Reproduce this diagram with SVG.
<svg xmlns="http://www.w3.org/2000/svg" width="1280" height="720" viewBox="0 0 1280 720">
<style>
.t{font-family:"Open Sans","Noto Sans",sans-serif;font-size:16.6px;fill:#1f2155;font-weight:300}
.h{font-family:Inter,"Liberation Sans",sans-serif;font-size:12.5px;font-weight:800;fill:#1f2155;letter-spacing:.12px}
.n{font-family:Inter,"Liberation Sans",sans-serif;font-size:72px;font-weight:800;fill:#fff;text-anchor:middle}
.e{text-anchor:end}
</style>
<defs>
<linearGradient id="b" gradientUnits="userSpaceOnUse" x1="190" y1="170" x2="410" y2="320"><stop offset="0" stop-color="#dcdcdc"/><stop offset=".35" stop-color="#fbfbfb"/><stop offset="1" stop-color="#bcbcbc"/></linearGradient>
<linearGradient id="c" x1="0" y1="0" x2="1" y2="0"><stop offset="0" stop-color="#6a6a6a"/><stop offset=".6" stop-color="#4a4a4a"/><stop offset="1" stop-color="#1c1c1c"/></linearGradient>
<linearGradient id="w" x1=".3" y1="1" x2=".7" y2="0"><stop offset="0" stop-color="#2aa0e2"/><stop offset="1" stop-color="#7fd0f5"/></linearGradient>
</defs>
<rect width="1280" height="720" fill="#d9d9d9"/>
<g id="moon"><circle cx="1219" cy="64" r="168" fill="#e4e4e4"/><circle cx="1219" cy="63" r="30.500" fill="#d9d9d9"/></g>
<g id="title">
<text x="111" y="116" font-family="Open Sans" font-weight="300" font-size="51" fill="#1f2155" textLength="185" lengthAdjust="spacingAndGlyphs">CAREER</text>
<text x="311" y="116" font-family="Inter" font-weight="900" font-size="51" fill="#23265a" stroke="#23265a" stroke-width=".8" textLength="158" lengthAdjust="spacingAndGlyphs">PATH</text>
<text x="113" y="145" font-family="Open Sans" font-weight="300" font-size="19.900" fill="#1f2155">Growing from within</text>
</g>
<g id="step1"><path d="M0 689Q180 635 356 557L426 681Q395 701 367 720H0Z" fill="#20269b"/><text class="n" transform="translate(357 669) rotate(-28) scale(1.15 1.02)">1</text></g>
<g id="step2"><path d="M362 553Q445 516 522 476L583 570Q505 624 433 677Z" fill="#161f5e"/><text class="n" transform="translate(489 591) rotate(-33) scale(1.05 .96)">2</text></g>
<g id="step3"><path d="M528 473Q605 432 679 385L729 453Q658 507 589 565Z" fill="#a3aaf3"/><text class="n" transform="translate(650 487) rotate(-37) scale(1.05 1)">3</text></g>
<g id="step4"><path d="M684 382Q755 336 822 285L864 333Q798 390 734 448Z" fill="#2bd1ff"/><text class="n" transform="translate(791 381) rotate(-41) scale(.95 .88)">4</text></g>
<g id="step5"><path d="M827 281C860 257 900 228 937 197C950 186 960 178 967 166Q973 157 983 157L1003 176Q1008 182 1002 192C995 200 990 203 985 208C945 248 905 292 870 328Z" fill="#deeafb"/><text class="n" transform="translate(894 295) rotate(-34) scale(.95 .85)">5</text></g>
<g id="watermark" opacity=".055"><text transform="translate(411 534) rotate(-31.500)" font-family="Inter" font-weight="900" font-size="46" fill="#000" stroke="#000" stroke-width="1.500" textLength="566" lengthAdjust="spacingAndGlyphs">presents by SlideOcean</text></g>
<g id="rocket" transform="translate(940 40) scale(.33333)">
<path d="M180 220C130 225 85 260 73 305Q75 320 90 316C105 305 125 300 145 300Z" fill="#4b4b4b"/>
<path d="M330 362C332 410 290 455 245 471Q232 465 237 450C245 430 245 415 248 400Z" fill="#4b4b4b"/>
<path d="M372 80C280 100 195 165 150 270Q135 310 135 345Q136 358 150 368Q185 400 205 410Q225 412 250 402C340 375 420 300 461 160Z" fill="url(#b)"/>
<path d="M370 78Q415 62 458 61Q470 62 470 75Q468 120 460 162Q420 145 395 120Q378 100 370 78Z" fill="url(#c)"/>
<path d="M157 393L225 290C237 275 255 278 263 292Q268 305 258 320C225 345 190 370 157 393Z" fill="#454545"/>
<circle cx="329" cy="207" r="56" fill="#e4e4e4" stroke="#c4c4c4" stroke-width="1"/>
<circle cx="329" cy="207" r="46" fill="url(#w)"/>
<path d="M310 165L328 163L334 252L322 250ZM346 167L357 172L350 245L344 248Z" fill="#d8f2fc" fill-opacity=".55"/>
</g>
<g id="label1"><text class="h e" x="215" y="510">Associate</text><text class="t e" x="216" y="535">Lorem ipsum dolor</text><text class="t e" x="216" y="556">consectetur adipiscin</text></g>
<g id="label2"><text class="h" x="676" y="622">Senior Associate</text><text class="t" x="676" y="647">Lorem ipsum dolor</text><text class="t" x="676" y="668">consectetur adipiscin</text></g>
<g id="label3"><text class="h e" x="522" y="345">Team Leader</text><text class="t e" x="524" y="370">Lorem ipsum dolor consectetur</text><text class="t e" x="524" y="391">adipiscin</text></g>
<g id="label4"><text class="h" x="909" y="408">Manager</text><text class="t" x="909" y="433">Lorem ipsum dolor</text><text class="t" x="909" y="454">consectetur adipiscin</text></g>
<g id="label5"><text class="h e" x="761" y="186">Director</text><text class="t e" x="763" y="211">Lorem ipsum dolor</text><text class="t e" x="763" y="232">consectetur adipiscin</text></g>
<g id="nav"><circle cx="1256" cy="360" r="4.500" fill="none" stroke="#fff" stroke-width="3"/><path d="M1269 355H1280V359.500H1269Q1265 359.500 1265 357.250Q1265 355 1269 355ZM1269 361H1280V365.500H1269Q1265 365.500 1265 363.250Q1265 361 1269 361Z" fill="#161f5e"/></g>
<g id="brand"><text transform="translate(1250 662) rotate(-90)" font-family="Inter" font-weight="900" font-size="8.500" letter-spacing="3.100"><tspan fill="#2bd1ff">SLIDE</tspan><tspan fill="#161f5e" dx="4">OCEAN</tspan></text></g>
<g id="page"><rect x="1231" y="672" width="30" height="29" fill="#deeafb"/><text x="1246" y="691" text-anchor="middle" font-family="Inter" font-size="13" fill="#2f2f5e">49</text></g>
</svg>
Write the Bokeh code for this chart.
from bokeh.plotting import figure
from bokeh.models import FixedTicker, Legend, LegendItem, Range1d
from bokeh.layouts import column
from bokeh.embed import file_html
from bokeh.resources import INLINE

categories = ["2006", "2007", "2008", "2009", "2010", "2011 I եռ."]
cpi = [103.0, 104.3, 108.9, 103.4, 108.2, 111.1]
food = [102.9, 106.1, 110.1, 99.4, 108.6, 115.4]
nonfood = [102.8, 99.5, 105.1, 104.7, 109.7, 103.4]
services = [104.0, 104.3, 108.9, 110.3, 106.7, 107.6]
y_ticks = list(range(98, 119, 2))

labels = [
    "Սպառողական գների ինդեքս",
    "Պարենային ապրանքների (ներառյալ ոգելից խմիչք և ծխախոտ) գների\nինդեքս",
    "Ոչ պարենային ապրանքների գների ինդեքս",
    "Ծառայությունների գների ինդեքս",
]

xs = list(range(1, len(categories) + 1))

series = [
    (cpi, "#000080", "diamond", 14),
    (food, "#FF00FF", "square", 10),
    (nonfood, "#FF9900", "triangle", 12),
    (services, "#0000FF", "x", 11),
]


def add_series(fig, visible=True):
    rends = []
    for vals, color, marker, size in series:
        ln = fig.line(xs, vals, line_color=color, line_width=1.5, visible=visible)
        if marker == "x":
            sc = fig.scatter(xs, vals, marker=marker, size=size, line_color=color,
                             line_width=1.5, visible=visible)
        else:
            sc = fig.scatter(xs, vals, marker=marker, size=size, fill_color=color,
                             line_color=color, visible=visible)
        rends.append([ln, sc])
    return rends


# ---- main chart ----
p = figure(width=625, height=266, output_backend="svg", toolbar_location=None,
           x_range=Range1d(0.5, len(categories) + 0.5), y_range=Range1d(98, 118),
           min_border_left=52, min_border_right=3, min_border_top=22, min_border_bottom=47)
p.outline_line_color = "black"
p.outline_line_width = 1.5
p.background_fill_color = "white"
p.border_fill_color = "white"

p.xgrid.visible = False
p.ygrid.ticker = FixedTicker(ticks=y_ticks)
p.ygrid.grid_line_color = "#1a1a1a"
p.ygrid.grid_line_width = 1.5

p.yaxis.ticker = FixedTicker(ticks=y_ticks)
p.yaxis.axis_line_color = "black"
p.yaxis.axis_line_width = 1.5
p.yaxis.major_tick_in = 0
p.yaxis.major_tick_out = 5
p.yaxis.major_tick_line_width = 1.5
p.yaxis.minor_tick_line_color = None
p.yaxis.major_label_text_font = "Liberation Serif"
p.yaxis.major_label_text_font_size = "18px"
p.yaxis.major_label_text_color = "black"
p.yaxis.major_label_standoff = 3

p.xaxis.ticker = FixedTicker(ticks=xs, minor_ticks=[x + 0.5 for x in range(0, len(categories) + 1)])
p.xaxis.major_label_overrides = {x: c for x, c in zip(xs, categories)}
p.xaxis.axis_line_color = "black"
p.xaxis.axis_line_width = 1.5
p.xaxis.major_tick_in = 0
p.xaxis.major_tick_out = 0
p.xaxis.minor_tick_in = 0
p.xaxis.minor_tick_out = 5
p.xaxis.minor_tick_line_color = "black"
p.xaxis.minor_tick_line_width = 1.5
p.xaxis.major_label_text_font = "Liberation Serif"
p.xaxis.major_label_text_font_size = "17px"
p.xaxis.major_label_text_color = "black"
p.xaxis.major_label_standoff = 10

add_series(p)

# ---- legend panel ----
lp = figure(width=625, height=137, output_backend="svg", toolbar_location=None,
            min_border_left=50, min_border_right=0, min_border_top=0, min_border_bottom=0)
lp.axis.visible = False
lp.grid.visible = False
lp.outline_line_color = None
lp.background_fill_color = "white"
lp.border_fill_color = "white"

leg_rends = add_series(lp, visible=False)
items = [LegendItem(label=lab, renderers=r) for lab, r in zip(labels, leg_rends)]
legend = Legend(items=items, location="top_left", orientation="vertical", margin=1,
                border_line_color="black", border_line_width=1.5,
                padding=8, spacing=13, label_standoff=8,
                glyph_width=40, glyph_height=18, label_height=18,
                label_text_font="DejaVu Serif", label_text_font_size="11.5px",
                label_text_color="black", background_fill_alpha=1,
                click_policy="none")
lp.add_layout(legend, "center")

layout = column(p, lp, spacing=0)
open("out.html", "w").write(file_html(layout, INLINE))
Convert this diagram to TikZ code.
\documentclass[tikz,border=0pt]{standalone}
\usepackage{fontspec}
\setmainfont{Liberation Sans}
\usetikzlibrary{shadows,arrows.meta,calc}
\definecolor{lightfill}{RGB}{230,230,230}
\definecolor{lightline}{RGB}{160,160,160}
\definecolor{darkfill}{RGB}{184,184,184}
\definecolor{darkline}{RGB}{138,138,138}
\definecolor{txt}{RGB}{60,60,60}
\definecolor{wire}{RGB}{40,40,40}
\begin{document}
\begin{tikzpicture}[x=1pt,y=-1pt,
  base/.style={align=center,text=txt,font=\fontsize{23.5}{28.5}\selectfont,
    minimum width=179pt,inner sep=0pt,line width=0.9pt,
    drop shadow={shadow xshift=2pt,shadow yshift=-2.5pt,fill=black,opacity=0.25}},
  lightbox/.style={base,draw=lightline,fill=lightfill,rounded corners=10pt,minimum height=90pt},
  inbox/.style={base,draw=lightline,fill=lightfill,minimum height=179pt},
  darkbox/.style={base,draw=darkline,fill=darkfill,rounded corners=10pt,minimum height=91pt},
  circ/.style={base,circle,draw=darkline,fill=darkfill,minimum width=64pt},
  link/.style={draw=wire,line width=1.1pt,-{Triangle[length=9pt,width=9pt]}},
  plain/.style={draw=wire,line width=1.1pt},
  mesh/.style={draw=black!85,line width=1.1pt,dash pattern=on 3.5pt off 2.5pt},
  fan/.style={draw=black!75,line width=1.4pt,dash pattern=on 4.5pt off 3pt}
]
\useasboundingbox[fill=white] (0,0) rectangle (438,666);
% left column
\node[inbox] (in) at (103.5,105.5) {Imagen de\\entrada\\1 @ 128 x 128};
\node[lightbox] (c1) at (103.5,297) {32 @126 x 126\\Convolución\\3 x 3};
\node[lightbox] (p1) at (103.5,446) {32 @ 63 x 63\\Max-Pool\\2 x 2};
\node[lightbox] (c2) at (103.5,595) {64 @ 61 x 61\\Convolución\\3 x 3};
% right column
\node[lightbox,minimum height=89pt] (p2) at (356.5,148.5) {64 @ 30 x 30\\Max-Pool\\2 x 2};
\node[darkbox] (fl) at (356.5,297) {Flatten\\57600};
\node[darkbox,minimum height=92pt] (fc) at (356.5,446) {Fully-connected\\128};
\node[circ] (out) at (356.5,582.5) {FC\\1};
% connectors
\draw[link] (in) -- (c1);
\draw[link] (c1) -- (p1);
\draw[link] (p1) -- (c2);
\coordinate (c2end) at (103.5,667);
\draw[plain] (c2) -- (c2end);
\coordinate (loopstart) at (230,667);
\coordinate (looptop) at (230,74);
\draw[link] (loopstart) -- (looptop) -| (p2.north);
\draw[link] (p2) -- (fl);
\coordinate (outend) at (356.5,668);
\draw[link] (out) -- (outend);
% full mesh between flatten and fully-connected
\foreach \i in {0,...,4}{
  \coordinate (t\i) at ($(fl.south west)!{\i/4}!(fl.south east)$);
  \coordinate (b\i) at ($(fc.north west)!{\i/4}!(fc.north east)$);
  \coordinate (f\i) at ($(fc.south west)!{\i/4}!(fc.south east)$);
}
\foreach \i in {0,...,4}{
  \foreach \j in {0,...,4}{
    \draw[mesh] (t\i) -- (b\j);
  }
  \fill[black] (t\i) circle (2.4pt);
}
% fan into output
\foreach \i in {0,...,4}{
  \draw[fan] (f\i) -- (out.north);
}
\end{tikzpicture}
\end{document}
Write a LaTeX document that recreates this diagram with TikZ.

+ + +

Which lines of the material contain the string "diagram"? List each of them.

▶ **RESULT**:
Reproduce this diagram with SVG.
Convert this diagram to TikZ code.
Write a LaTeX document that recreates this diagram with TikZ.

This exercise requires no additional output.